Arriving at my Falcon Heights home from a Fourth of July outing this summer, I slammed the car door, opened the backyard gate and heard what sounded like distant chainsaws or thousands of bees buzzing.
I looked up to see that it was the latter—a swirling, gliding mass of honeybees moving as one and hovering 15 feet above my head. The swarm seemed to grow denser by the minute.
Swarming is a natural process of bee colony reproduction. A hive in my neighborhood had likely become too crowded, so the queen exited with more than half of her sister-bees to seek a new place to live, whether it be an empty tree cavity, the walls of a house or a neighbor’s attic.
From what I’d read, I knew that bees on the move were full of honey and preoccupied, thus unlikely to sting. As I watched, they soon settled down, covering a branch of the crabapple tree in the corner of our yard, where they hung in a dense, moving, oval mass about the size of a pig on a spit.
Knowing we didn’t want those bees to move into a house wall, I began phoning local bee suppliers. On this holiday weekend, one place was closed; another supplier was out of town. On my third call, to the Beez Kneez in Minneapolis, we were referred to Joe Meyer, co-owner of Four Seasons Apiaries (fourseasonsapiaries.com, 320-493- 8933). He said he’d drive right over.
Four Seasons is a new firm looking toward breeding bees that can flourish in Minnesota’s climate. Four Seasons also catches swarms.
Educated as an engineer and a beekeeper since the age of 16, Meyer had spent a year working with the head wrangler of the University of Minnesota’s beekeeping operation before starting his own business. He was quite familiar with Falcon Heights.
A slender, compact 29-year-old, Meyer donned a safari hat with a bug veil but no other special protective clothing and climbed a ladder to check out the swarm. He took a quick video, he said, of “scout” bees returning from forays out.
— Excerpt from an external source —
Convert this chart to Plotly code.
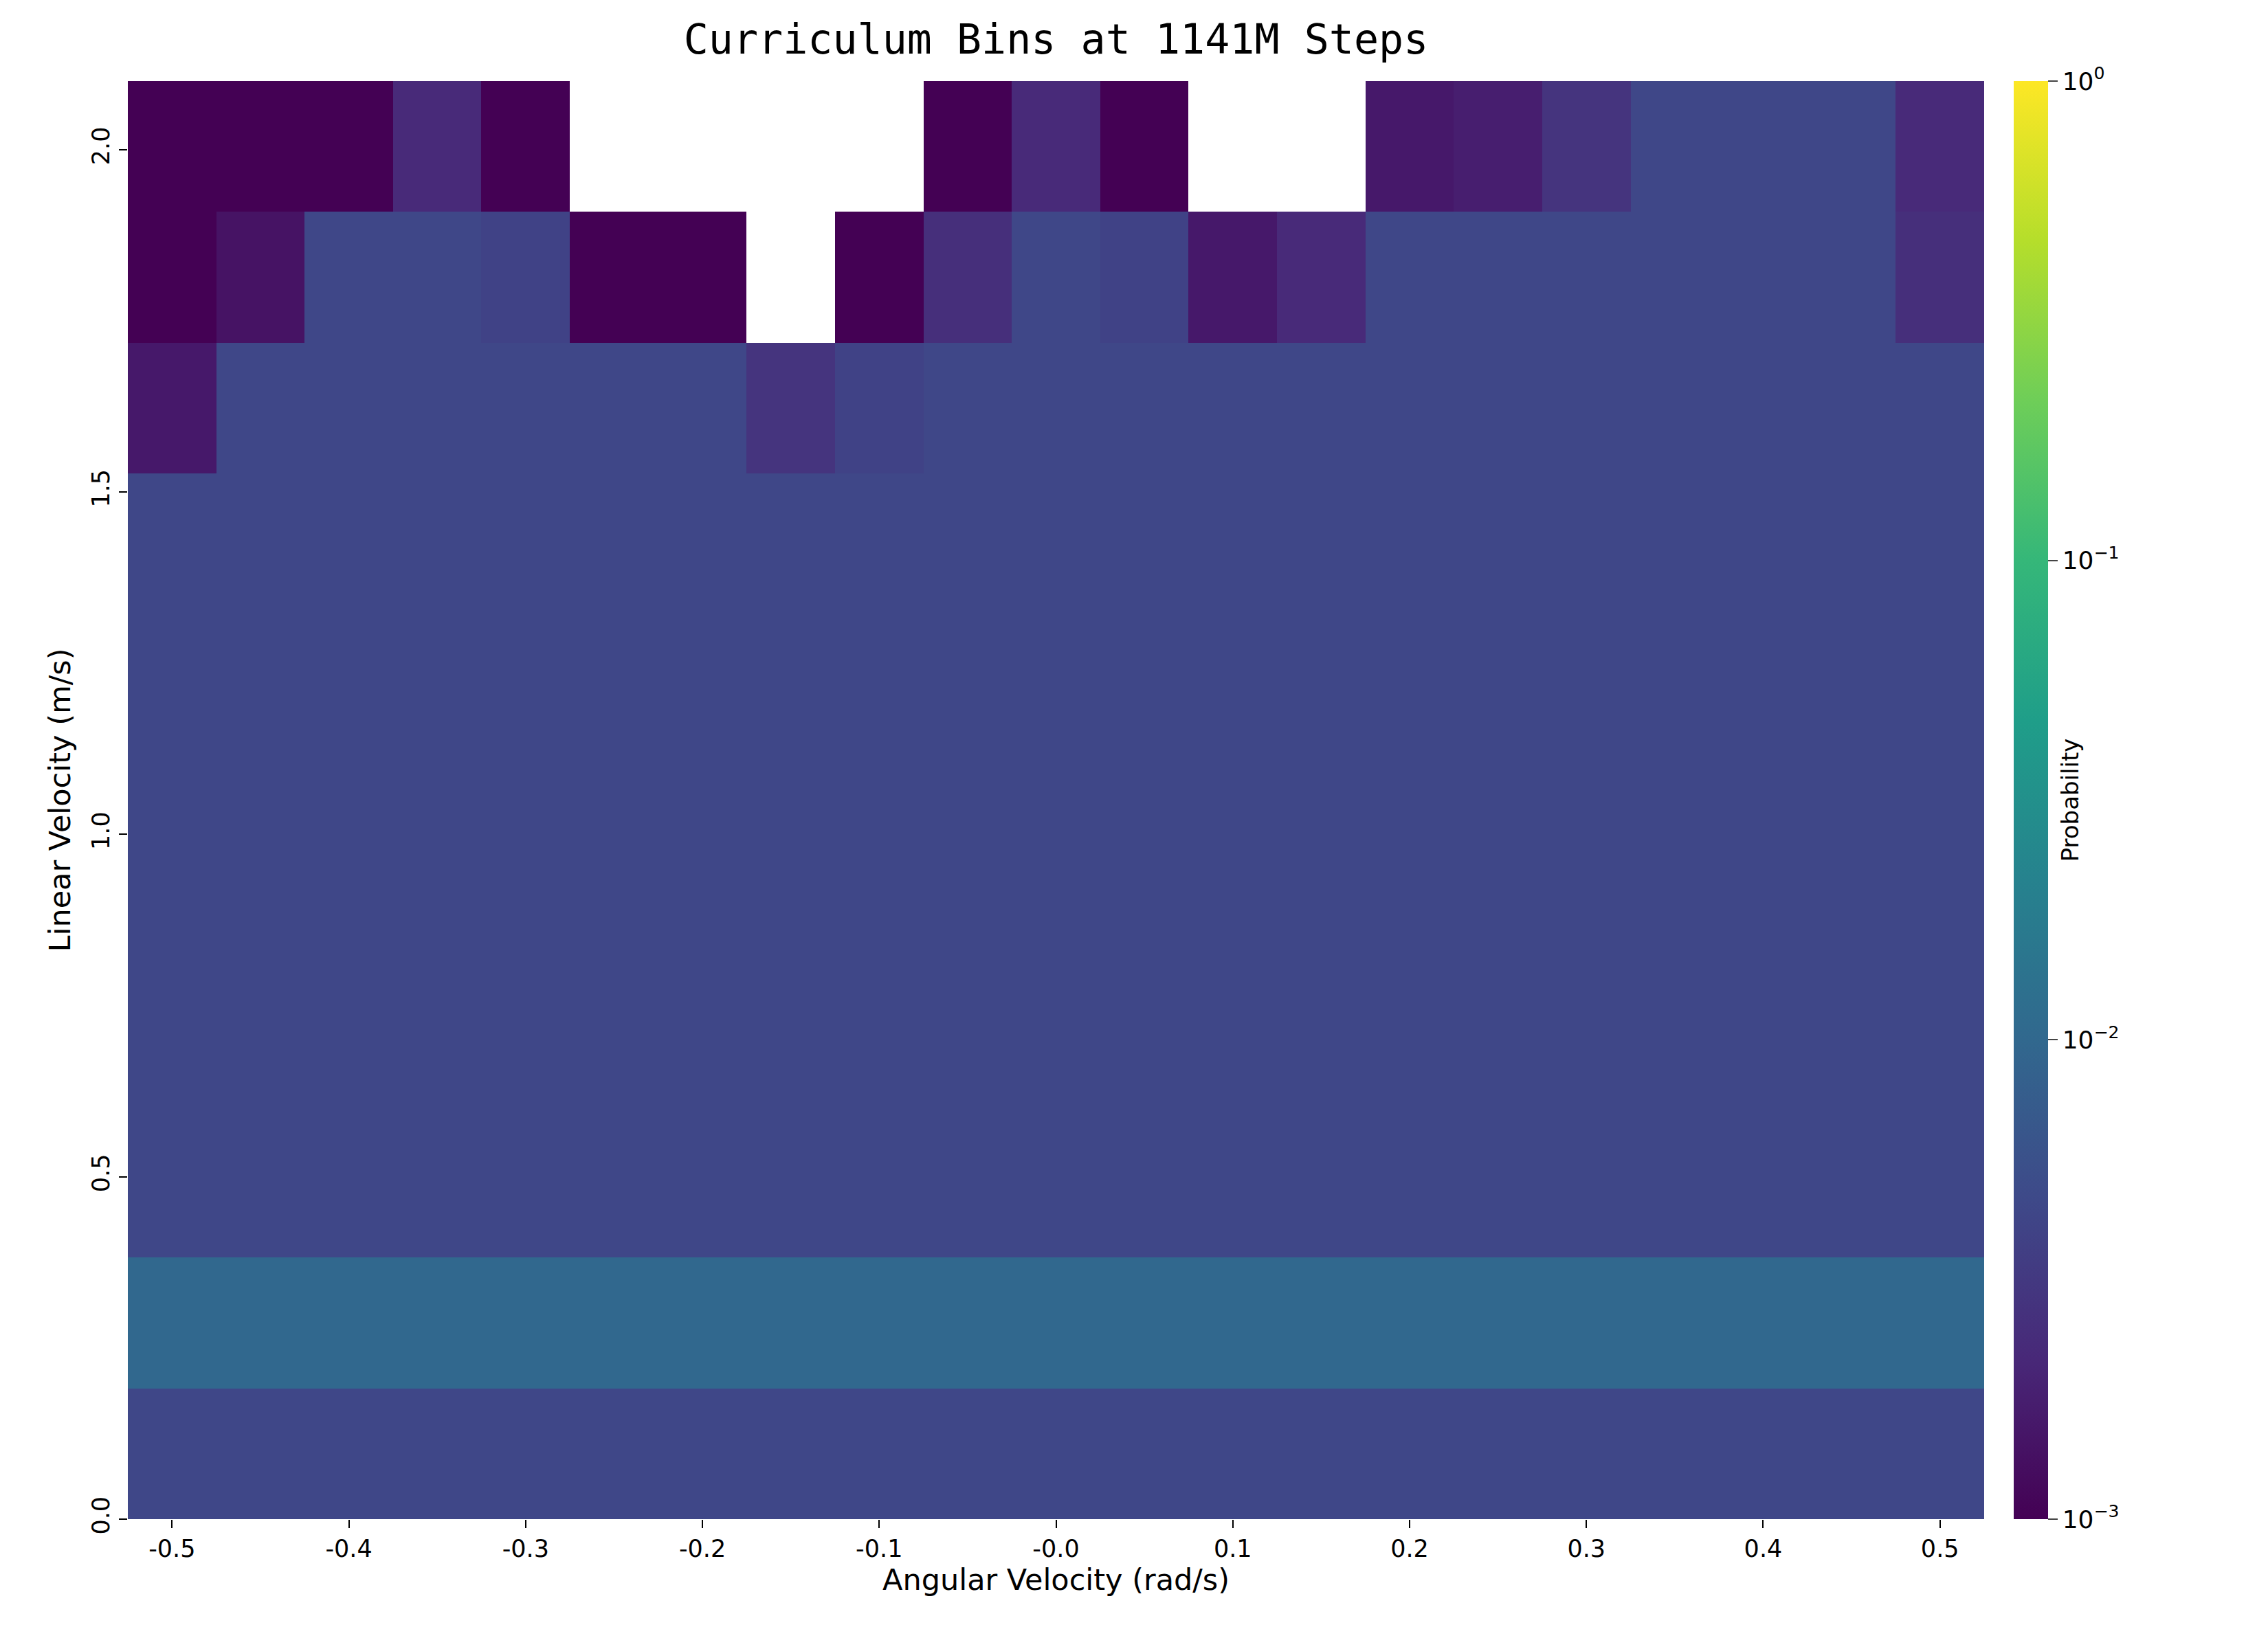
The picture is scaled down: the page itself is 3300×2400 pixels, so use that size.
import numpy as np
import plotly.graph_objects as go

x_centers = [round(-0.5 + 0.05 * i, 2) for i in range(21)]
n_rows = 11
y_step = 2.1 / n_rows
y_centers = [y_step * (i + 0.5) for i in range(n_rows)]

N = None
rows_log = [
    [-2.35] * 21,
    [-2.0] * 21,
    [-2.35] * 21,
    [-2.35] * 21,
    [-2.35] * 21,
    [-2.35] * 21,
    [-2.35] * 21,
    [-2.35] * 21,
    [-2.8, -2.35, -2.35, -2.35, -2.35, -2.35, -2.35, -2.55, -2.4, -2.35, -2.35, -2.35, -2.35, -2.35, -2.35, -2.35, -2.35, -2.35, -2.35, -2.35, -2.35],
    [-3, -2.85, -2.35, -2.35, -2.4, -3, -3, N, -3, -2.6, -2.35, -2.4, -2.8, -2.65, -2.35, -2.35, -2.35, -2.35, -2.35, -2.35, -2.6],
    [-3, -3, -3, -2.65, -3, N, N, N, N, -3, -2.65, -3, N, N, -2.8, -2.75, -2.55, -2.35, -2.35, -2.35, -2.65],
]
prob = [[(10 ** v if v is not None else None) for v in r] for r in rows_log]
z = [[(np.log10(p) if p is not None else None) for p in r] for r in prob]

x_ticks = [-0.5, -0.4, -0.3, -0.2, -0.1, 0.0, 0.1, 0.2, 0.3, 0.4, 0.5]
x_tick_labels = ["-0.5", "-0.4", "-0.3", "-0.2", "-0.1", "-0.0", "0.1", "0.2", "0.3", "0.4", "0.5"]
y_ticks = [0.0, 0.5, 1.0, 1.5, 2.0]
y_tick_labels = ["0.0", "0.5", "1.0", "1.5", "2.0"]
cb_vals = [-3, -2, -1, 0]
cb_text = ["10<sup>−3</sup>", "10<sup>−2</sup>", "10<sup>−1</sup>", "10<sup>0</sup>"]

fig = go.Figure(go.Heatmap(
    x=x_centers, y=y_centers, z=z, zmin=-3, zmax=0,
    colorscale="Viridis", hoverongaps=False,
    colorbar=dict(
        title=dict(text="Probability", side="right", font=dict(size=34, family="DejaVu Sans")),
        tickvals=cb_vals, ticktext=cb_text, thickness=50, len=1, lenmode="fraction",
        y=0, yanchor="bottom", x=1.016, xanchor="left", xpad=0, ypad=0,
        ticks="outside", ticklen=14, tickwidth=2, outlinewidth=0,
        tickfont=dict(size=36, family="DejaVu Sans", color="black"),
    ),
))
fig.update_layout(
    width=3300, height=2400, plot_bgcolor="white", paper_bgcolor="white",
    margin=dict(l=178, r=421, t=110, b=197),
    title=dict(text="Curriculum Bins at 1141M Steps", x=0.5, xref="paper", xanchor="center",
               y=1 - 28 / 2400, yanchor="top",
               font=dict(family="DejaVu Sans Mono", size=60, color="black")),
    font=dict(family="DejaVu Sans", color="black"),
)
fig.update_xaxes(range=[-0.525, 0.525], tickvals=x_ticks, ticktext=x_tick_labels,
                 ticks="outside", ticklen=12, tickwidth=2, tickcolor="black",
                 tickfont=dict(size=35), showgrid=False, zeroline=False,
                 title=dict(text="Angular Velocity (rad/s)", font=dict(size=43), standoff=10))
fig.update_yaxes(range=[0, 2.1], tickvals=y_ticks, ticktext=y_tick_labels, tickangle=-90,
                 ticks="outside", ticklen=12, tickwidth=2, tickcolor="black",
                 tickfont=dict(size=35), showgrid=False, zeroline=False,
                 title=dict(text="Linear Velocity (m/s)", font=dict(size=43), standoff=10))
fig.write_html("out.html")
Scouts do what is known as “the Waggle Dance” to communicate the direction and distance of potential sites, he said.
Then Meyer set to work, trimming a few branches out of the way and placing a box with frames called a “super” on the lawn. He climbed the ladder with an empty cardboard box, shook the branch firmly to dislodge most bees into the box and climbed down to pour the box’s contents into the super. Neatly done.
Covering the super with a piece of weighted burlap, he retraced his steps, re-climbed the ladder, and shook the branch a second time. This time, Meyer set the cardboard box on its side, facing the super’s entrance. Afterward, he sat down with a proffered cup of tea to talk. The rest was a waiting game, he said.
If Meyer had succeeded at shaking out the queen, all the workers would soon follow her. He was, and they did. The bees in the box and crawling stragglers on the lawn began to pour into the hive opening in a steady stream. Worker bees are chemically drawn to the queen and care for her needs. Her presence in the beehive, as the only fully reproductive member, ensures its future. She lays eggs that become new bees.
Along with swarm-catching, Four Seasons breeds new queens for sale. On the company’s blog, you can read about grafting queen candidates—larvae of a certain age— into artificial queen cells. Using sustainable practices, Meyer and his business partner rear such queens to optimize colony traits for winter survival in the Upper Midwest. They plan to sell surviving “overwintered” colonies next May.
“Winter provides a test,” Meyer said. “It weeds out the weaker ones.” While, to many people, all striped insects with stingers look alike, honeybees actually represent a small subset of pollinators. One species, Apis mellifera, has been bred for centuries to accentuate positive characteristics, such as docile disposition, high honey production, resistance to disease and hardiness in the local climate.
By now folks have surely heard of Africanized bees, whose aggressive hive defense earned them the nickname “killer,” but the vast majority of honeybees buzzing around here originated from southern and central Europe, the boot of Italy in particular. Those bees are under threat.
In recent years commercial beekeepers have suffered devastating colony losses from colony collapse disorder (CCD). Bees today face risks from insecticides, viruses, mites and habitat loss. Plus, last winter was a doozy.
“A lot of beekeepers I heard from suffered much bigger losses,” Meyer said. At the same time the number of wild or “feral” colonies, along with native pollinators, has declined, so saving swarms is good practice.
Four Seasons salvages bee swarms that have taken up residence inside buildings, without damaging either one. Recently Meyer and his partner, who is a building contractor, saved a swarm that had moved into the overhang of a bay window in a building with a cedar-shake roof. They entered the attic on a mid-July day he describes as “blazing hot,” sucked the bees out with a special vacuum and cut out the comb, keeping an eye out all the while for the queen.
So the July save at my home was relatively easy. As soon as the swarm in our yard finished entering the bee box, Meyer nonchalantly tucked a piece of screen into the rectangular opening (to let in air) and neatly stowed the now-covered super in his car’s trunk. While to us it was a wonder, he made it all seem quite ordinary.
D. J. Alexander is a freelance writer who lives in Falcon Heights.